# What the task requires
All of the data that follows should be retyped exactly, please, except the pictures.

# Source data
= = =
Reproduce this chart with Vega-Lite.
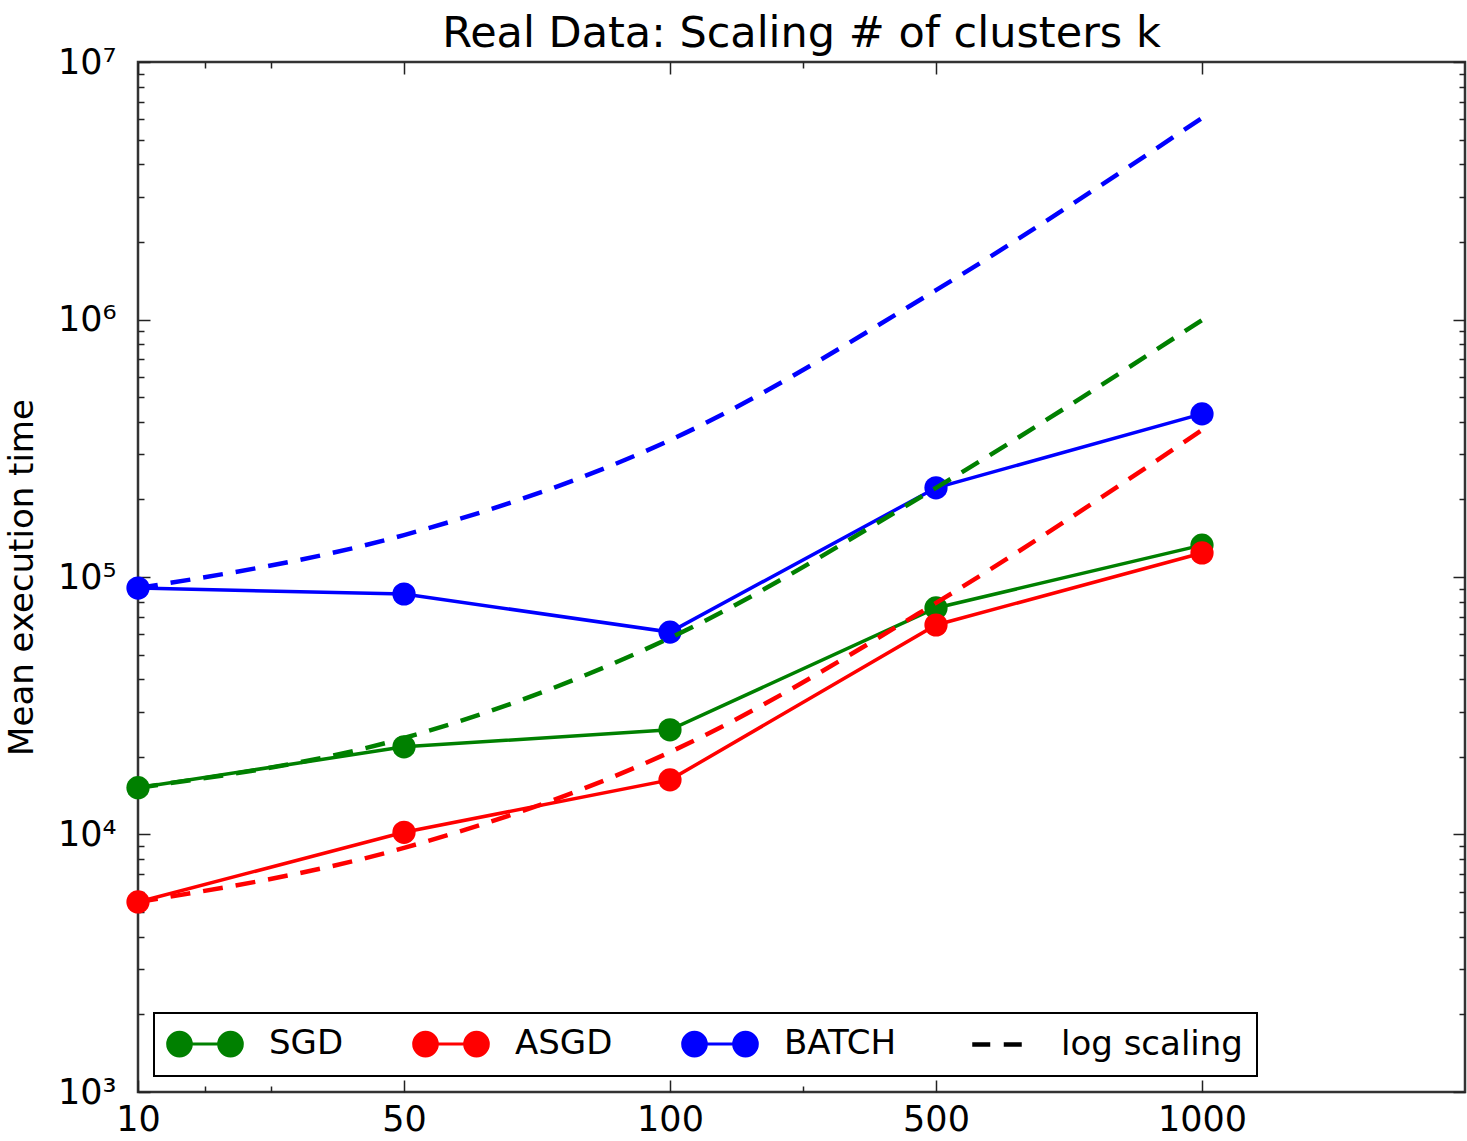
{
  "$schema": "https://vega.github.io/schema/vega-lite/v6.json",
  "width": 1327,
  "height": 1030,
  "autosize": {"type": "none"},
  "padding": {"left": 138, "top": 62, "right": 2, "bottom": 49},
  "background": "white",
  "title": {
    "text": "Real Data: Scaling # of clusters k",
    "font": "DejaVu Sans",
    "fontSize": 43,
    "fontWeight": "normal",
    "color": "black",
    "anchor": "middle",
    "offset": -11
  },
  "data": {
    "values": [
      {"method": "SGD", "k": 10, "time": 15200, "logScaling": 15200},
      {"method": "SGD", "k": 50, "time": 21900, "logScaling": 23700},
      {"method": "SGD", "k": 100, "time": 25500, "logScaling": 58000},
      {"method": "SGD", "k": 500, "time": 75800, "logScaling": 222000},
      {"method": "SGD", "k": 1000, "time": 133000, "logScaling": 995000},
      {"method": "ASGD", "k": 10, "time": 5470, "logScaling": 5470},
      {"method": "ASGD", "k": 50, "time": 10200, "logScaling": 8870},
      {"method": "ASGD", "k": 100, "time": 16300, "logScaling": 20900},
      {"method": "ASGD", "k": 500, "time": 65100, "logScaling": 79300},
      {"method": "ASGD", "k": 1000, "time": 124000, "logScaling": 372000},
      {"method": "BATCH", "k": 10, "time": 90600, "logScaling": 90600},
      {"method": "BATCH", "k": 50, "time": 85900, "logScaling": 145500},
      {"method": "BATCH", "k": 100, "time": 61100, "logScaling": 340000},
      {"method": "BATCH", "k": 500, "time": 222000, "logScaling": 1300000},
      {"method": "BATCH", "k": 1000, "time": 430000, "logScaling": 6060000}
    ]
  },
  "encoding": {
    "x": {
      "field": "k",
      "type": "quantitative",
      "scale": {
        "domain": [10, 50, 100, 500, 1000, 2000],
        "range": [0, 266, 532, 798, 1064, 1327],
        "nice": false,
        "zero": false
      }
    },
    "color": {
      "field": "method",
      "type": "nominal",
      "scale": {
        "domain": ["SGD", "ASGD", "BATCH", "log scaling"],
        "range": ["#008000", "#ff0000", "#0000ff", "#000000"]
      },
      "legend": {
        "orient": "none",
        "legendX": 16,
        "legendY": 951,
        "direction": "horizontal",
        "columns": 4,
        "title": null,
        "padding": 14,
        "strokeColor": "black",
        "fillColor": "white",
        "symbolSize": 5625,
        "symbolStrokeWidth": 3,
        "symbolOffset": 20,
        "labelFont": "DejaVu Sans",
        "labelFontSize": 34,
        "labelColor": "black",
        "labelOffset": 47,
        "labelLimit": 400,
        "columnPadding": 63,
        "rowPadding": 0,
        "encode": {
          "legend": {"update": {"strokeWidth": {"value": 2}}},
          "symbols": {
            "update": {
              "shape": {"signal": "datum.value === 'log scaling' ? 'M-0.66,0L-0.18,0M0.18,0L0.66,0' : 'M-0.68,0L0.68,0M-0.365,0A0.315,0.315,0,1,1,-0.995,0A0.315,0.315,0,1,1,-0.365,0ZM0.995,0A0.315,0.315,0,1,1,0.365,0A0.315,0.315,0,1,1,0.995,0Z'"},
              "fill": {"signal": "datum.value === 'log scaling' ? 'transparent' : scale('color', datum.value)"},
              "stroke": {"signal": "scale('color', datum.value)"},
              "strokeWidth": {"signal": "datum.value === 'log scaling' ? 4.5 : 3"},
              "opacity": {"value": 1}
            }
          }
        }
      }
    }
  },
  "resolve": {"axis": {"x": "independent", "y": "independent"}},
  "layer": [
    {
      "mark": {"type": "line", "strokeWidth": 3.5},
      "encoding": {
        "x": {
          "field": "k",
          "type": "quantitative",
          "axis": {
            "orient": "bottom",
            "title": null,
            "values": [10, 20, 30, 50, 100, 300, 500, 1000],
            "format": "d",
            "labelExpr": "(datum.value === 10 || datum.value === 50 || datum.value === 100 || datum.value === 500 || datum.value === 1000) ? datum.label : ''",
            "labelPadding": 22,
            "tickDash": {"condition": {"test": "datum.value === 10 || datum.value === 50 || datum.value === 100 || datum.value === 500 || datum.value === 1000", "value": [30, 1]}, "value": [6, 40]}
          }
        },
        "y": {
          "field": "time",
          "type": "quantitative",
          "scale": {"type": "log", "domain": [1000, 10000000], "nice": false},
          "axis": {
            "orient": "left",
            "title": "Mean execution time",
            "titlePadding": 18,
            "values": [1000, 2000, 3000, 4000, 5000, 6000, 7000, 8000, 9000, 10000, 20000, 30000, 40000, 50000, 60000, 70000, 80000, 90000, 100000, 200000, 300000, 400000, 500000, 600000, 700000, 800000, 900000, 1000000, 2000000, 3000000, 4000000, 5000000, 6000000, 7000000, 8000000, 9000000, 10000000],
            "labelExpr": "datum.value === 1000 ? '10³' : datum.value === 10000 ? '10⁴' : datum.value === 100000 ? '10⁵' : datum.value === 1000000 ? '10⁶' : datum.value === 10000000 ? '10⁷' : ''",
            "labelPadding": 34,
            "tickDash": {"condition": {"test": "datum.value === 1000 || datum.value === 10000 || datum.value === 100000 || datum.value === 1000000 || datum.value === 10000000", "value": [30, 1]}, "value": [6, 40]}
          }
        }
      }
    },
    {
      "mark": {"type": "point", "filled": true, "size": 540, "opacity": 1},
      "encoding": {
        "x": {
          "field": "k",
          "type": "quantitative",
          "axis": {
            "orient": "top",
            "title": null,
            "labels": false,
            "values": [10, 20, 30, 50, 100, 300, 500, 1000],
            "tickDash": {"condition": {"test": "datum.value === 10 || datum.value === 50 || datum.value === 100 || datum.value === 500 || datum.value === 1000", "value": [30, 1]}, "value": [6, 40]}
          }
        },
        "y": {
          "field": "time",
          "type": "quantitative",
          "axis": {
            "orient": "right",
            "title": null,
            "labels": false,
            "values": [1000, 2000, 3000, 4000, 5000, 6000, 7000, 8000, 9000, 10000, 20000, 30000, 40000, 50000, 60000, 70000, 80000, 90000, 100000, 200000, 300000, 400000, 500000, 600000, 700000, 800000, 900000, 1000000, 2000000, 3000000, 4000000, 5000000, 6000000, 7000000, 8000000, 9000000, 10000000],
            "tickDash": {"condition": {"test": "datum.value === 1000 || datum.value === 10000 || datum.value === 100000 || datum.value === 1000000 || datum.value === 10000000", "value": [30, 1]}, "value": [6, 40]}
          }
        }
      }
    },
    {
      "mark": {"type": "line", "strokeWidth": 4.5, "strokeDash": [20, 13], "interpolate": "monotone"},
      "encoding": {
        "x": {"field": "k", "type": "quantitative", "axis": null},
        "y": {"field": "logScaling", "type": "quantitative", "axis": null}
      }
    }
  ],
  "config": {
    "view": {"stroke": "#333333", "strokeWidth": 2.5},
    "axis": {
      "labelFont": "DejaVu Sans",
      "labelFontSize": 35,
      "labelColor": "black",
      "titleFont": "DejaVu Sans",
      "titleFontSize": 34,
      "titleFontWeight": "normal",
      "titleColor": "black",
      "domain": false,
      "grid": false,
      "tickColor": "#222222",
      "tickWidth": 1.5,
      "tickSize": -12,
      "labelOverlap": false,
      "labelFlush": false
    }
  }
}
= = =
# Exercise answer
Reproduce this chart with Vega-Lite.
{
  "$schema": "https://vega.github.io/schema/vega-lite/v6.json",
  "width": 1327,
  "height": 1030,
  "autosize": {"type": "none"},
  "padding": {"left": 138, "top": 62, "right": 2, "bottom": 49},
  "background": "white",
  "title": {
    "text": "Real Data: Scaling # of clusters k",
    "font": "DejaVu Sans",
    "fontSize": 43,
    "fontWeight": "normal",
    "color": "black",
    "anchor": "middle",
    "offset": -11
  },
  "data": {
    "values": [
      {"method": "SGD", "k": 10, "time": 15200, "logScaling": 15200},
      {"method": "SGD", "k": 50, "time": 21900, "logScaling": 23700},
      {"method": "SGD", "k": 100, "time": 25500, "logScaling": 58000},
      {"method": "SGD", "k": 500, "time": 75800, "logScaling": 222000},
      {"method": "SGD", "k": 1000, "time": 133000, "logScaling": 995000},
      {"method": "ASGD", "k": 10, "time": 5470, "logScaling": 5470},
      {"method": "ASGD", "k": 50, "time": 10200, "logScaling": 8870},
      {"method": "ASGD", "k": 100, "time": 16300, "logScaling": 20900},
      {"method": "ASGD", "k": 500, "time": 65100, "logScaling": 79300},
      {"method": "ASGD", "k": 1000, "time": 124000, "logScaling": 372000},
      {"method": "BATCH", "k": 10, "time": 90600, "logScaling": 90600},
      {"method": "BATCH", "k": 50, "time": 85900, "logScaling": 145500},
      {"method": "BATCH", "k": 100, "time": 61100, "logScaling": 340000},
      {"method": "BATCH", "k": 500, "time": 222000, "logScaling": 1300000},
      {"method": "BATCH", "k": 1000, "time": 430000, "logScaling": 6060000}
    ]
  },
  "encoding": {
    "x": {
      "field": "k",
      "type": "quantitative",
      "scale": {
        "domain": [10, 50, 100, 500, 1000, 2000],
        "range": [0, 266, 532, 798, 1064, 1327],
        "nice": false,
        "zero": false
      }
    },
    "color": {
      "field": "method",
      "type": "nominal",
      "scale": {
        "domain": ["SGD", "ASGD", "BATCH", "log scaling"],
        "range": ["#008000", "#ff0000", "#0000ff", "#000000"]
      },
      "legend": {
        "orient": "none",
        "legendX": 16,
        "legendY": 951,
        "direction": "horizontal",
        "columns": 4,
        "title": null,
        "padding": 14,
        "strokeColor": "black",
        "fillColor": "white",
        "symbolSize": 5625,
        "symbolStrokeWidth": 3,
        "symbolOffset": 20,
        "labelFont": "DejaVu Sans",
        "labelFontSize": 34,
        "labelColor": "black",
        "labelOffset": 47,
        "labelLimit": 400,
        "columnPadding": 63,
        "rowPadding": 0,
        "encode": {
          "legend": {"update": {"strokeWidth": {"value": 2}}},
          "symbols": {
            "update": {
              "shape": {"signal": "datum.value === 'log scaling' ? 'M-0.66,0L-0.18,0M0.18,0L0.66,0' : 'M-0.68,0L0.68,0M-0.365,0A0.315,0.315,0,1,1,-0.995,0A0.315,0.315,0,1,1,-0.365,0ZM0.995,0A0.315,0.315,0,1,1,0.365,0A0.315,0.315,0,1,1,0.995,0Z'"},
              "fill": {"signal": "datum.value === 'log scaling' ? 'transparent' : scale('color', datum.value)"},
              "stroke": {"signal": "scale('color', datum.value)"},
              "strokeWidth": {"signal": "datum.value === 'log scaling' ? 4.5 : 3"},
              "opacity": {"value": 1}
            }
          }
        }
      }
    }
  },
  "resolve": {"axis": {"x": "independent", "y": "independent"}},
  "layer": [
    {
      "mark": {"type": "line", "strokeWidth": 3.5},
      "encoding": {
        "x": {
          "field": "k",
          "type": "quantitative",
          "axis": {
            "orient": "bottom",
            "title": null,
            "values": [10, 20, 30, 50, 100, 300, 500, 1000],
            "format": "d",
            "labelExpr": "(datum.value === 10 || datum.value === 50 || datum.value === 100 || datum.value === 500 || datum.value === 1000) ? datum.label : ''",
            "labelPadding": 22,
            "tickDash": {"condition": {"test": "datum.value === 10 || datum.value === 50 || datum.value === 100 || datum.value === 500 || datum.value === 1000", "value": [30, 1]}, "value": [6, 40]}
          }
        },
        "y": {
          "field": "time",
          "type": "quantitative",
          "scale": {"type": "log", "domain": [1000, 10000000], "nice": false},
          "axis": {
            "orient": "left",
            "title": "Mean execution time",
            "titlePadding": 18,
            "values": [1000, 2000, 3000, 4000, 5000, 6000, 7000, 8000, 9000, 10000, 20000, 30000, 40000, 50000, 60000, 70000, 80000, 90000, 100000, 200000, 300000, 400000, 500000, 600000, 700000, 800000, 900000, 1000000, 2000000, 3000000, 4000000, 5000000, 6000000, 7000000, 8000000, 9000000, 10000000],
            "labelExpr": "datum.value === 1000 ? '10³' : datum.value === 10000 ? '10⁴' : datum.value === 100000 ? '10⁵' : datum.value === 1000000 ? '10⁶' : datum.value === 10000000 ? '10⁷' : ''",
            "labelPadding": 34,
            "tickDash": {"condition": {"test": "datum.value === 1000 || datum.value === 10000 || datum.value === 100000 || datum.value === 1000000 || datum.value === 10000000", "value": [30, 1]}, "value": [6, 40]}
          }
        }
      }
    },
    {
      "mark": {"type": "point", "filled": true, "size": 540, "opacity": 1},
      "encoding": {
        "x": {
          "field": "k",
          "type": "quantitative",
          "axis": {
            "orient": "top",
            "title": null,
            "labels": false,
            "values": [10, 20, 30, 50, 100, 300, 500, 1000],
            "tickDash": {"condition": {"test": "datum.value === 10 || datum.value === 50 || datum.value === 100 || datum.value === 500 || datum.value === 1000", "value": [30, 1]}, "value": [6, 40]}
          }
        },
        "y": {
          "field": "time",
          "type": "quantitative",
          "axis": {
            "orient": "right",
            "title": null,
            "labels": false,
            "values": [1000, 2000, 3000, 4000, 5000, 6000, 7000, 8000, 9000, 10000, 20000, 30000, 40000, 50000, 60000, 70000, 80000, 90000, 100000, 200000, 300000, 400000, 500000, 600000, 700000, 800000, 900000, 1000000, 2000000, 3000000, 4000000, 5000000, 6000000, 7000000, 8000000, 9000000, 10000000],
            "tickDash": {"condition": {"test": "datum.value === 1000 || datum.value === 10000 || datum.value === 100000 || datum.value === 1000000 || datum.value === 10000000", "value": [30, 1]}, "value": [6, 40]}
          }
        }
      }
    },
    {
      "mark": {"type": "line", "strokeWidth": 4.5, "strokeDash": [20, 13], "interpolate": "monotone"},
      "encoding": {
        "x": {"field": "k", "type": "quantitative", "axis": null},
        "y": {"field": "logScaling", "type": "quantitative", "axis": null}
      }
    }
  ],
  "config": {
    "view": {"stroke": "#333333", "strokeWidth": 2.5},
    "axis": {
      "labelFont": "DejaVu Sans",
      "labelFontSize": 35,
      "labelColor": "black",
      "titleFont": "DejaVu Sans",
      "titleFontSize": 34,
      "titleFontWeight": "normal",
      "titleColor": "black",
      "domain": false,
      "grid": false,
      "tickColor": "#222222",
      "tickWidth": 1.5,
      "tickSize": -12,
      "labelOverlap": false,
      "labelFlush": false
    }
  }
}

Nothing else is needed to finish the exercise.